* **What is being asked**: With the pictures left out, copy the listing below exactly.

* **Supplied data**:
— START —
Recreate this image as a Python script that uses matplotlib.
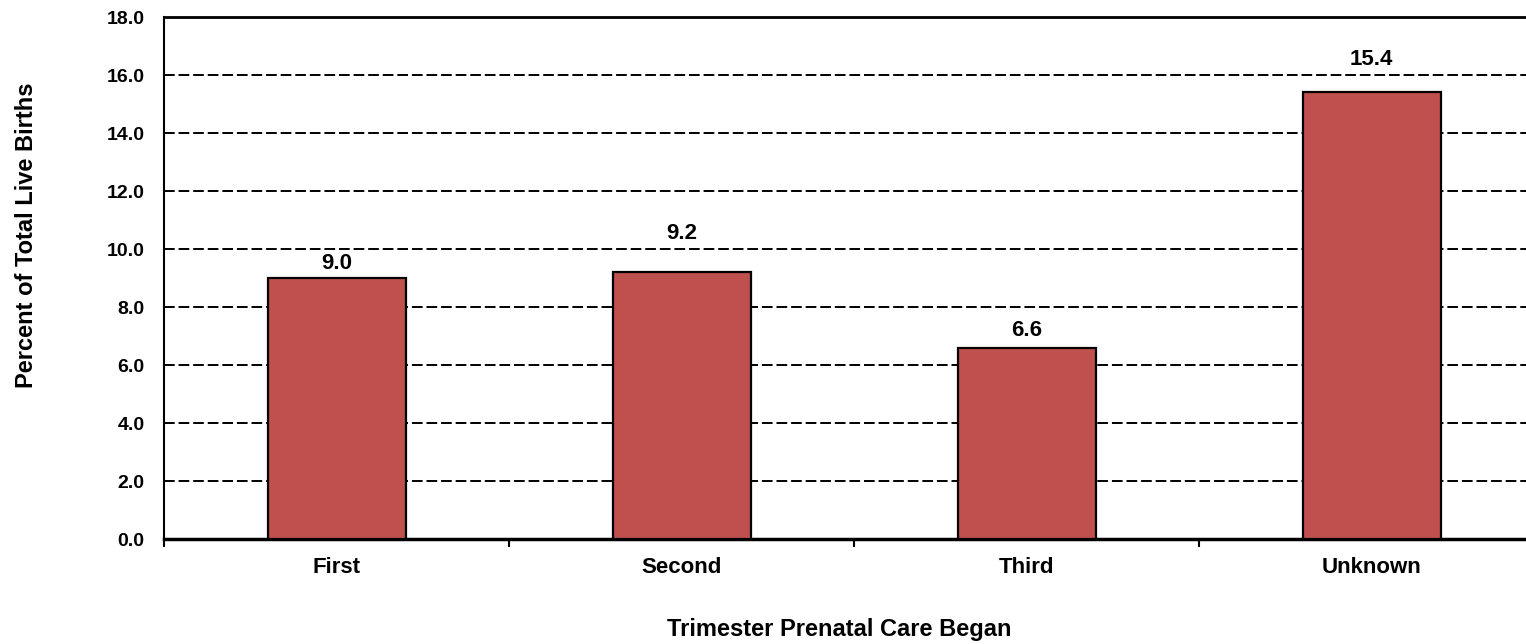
import numpy as np
import matplotlib.pyplot as plt
from matplotlib.ticker import FixedLocator, NullFormatter, FixedFormatter

plt.rcParams['font.family'] = ['Liberation Sans', 'DejaVu Sans']
plt.rcParams['font.weight'] = 'bold'

categories = ['First', 'Second', 'Third', 'Unknown']
percents = [9.0, 9.2, 6.6, 15.4]
yticks = np.arange(0, 18.1, 2.0)
label_lift = [3, 20, 5, 16]   # points above each bar, labels were nudged by hand

fig = plt.figure(figsize=(15.26, 6.44), dpi=100)
# axes runs a little past the right edge of the figure, as in the original
ax = fig.add_axes([0.1075, 0.163, 0.9044, 0.8106])

x = np.arange(len(categories))
ax.bar(x, percents, 0.4, color='#C0504D', edgecolor='black', linewidth=1.6, zorder=3)

for xi, v, lift in zip(x, percents, label_lift):
    ax.annotate('%.1f' % v, (xi, v), xytext=(0, lift), textcoords='offset points',
                ha='center', va='bottom', fontsize=16, fontweight='bold', zorder=4)

ax.set_xlim(-0.5, len(categories) - 0.5)
ax.set_ylim(0, 18)
ax.set_yticks(yticks)
ax.set_yticklabels(['%.1f' % t for t in yticks], fontsize=14, fontweight='bold')

# boundary ticks outward, category labels on inward ticks at bar centres
ax.xaxis.set_major_locator(FixedLocator(np.arange(-0.5, len(categories), 1.0)))
ax.xaxis.set_major_formatter(NullFormatter())
ax.xaxis.set_minor_locator(FixedLocator(x))
ax.xaxis.set_minor_formatter(FixedFormatter(categories))
ax.tick_params(axis='x', which='major', direction='out', length=6, width=1.5)
ax.tick_params(axis='x', which='minor', direction='in', length=4, width=1.5,
               labelsize=16, pad=13)
for lbl in ax.xaxis.get_minorticklabels():
    lbl.set_fontweight('bold')
ax.tick_params(axis='y', length=0, pad=14)

ax.yaxis.grid(True, linestyle=(0, (5.5, 2)), color='black', linewidth=1.4, zorder=0)
ax.spines['right'].set_visible(False)
ax.spines['top'].set_linewidth(2)
ax.spines['left'].set_linewidth(1.5)
ax.spines['bottom'].set_linewidth(2.5)
ax.set_axisbelow(True)

ax.set_ylabel('Percent of Total Live Births', fontsize=17, fontweight='bold')
ax.yaxis.set_label_coords(-0.0914, 0.582)
ax.set_xlabel('Trimester Prenatal Care Began', fontsize=17, fontweight='bold')
ax.xaxis.set_label_coords(0.489, -0.152)

fig.savefig('out.png', dpi=100)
— END —
* **Solution below**:
Recreate this image as a Python script that uses matplotlib.
import numpy as np
import matplotlib.pyplot as plt
from matplotlib.ticker import FixedLocator, NullFormatter, FixedFormatter

plt.rcParams['font.family'] = ['Liberation Sans', 'DejaVu Sans']
plt.rcParams['font.weight'] = 'bold'

categories = ['First', 'Second', 'Third', 'Unknown']
percents = [9.0, 9.2, 6.6, 15.4]
yticks = np.arange(0, 18.1, 2.0)
label_lift = [3, 20, 5, 16]   # points above each bar, labels were nudged by hand

fig = plt.figure(figsize=(15.26, 6.44), dpi=100)
# axes runs a little past the right edge of the figure, as in the original
ax = fig.add_axes([0.1075, 0.163, 0.9044, 0.8106])

x = np.arange(len(categories))
ax.bar(x, percents, 0.4, color='#C0504D', edgecolor='black', linewidth=1.6, zorder=3)

for xi, v, lift in zip(x, percents, label_lift):
    ax.annotate('%.1f' % v, (xi, v), xytext=(0, lift), textcoords='offset points',
                ha='center', va='bottom', fontsize=16, fontweight='bold', zorder=4)

ax.set_xlim(-0.5, len(categories) - 0.5)
ax.set_ylim(0, 18)
ax.set_yticks(yticks)
ax.set_yticklabels(['%.1f' % t for t in yticks], fontsize=14, fontweight='bold')

# boundary ticks outward, category labels on inward ticks at bar centres
ax.xaxis.set_major_locator(FixedLocator(np.arange(-0.5, len(categories), 1.0)))
ax.xaxis.set_major_formatter(NullFormatter())
ax.xaxis.set_minor_locator(FixedLocator(x))
ax.xaxis.set_minor_formatter(FixedFormatter(categories))
ax.tick_params(axis='x', which='major', direction='out', length=6, width=1.5)
ax.tick_params(axis='x', which='minor', direction='in', length=4, width=1.5,
               labelsize=16, pad=13)
for lbl in ax.xaxis.get_minorticklabels():
    lbl.set_fontweight('bold')
ax.tick_params(axis='y', length=0, pad=14)

ax.yaxis.grid(True, linestyle=(0, (5.5, 2)), color='black', linewidth=1.4, zorder=0)
ax.spines['right'].set_visible(False)
ax.spines['top'].set_linewidth(2)
ax.spines['left'].set_linewidth(1.5)
ax.spines['bottom'].set_linewidth(2.5)
ax.set_axisbelow(True)

ax.set_ylabel('Percent of Total Live Births', fontsize=17, fontweight='bold')
ax.yaxis.set_label_coords(-0.0914, 0.582)
ax.set_xlabel('Trimester Prenatal Care Began', fontsize=17, fontweight='bold')
ax.xaxis.set_label_coords(0.489, -0.152)

fig.savefig('out.png', dpi=100)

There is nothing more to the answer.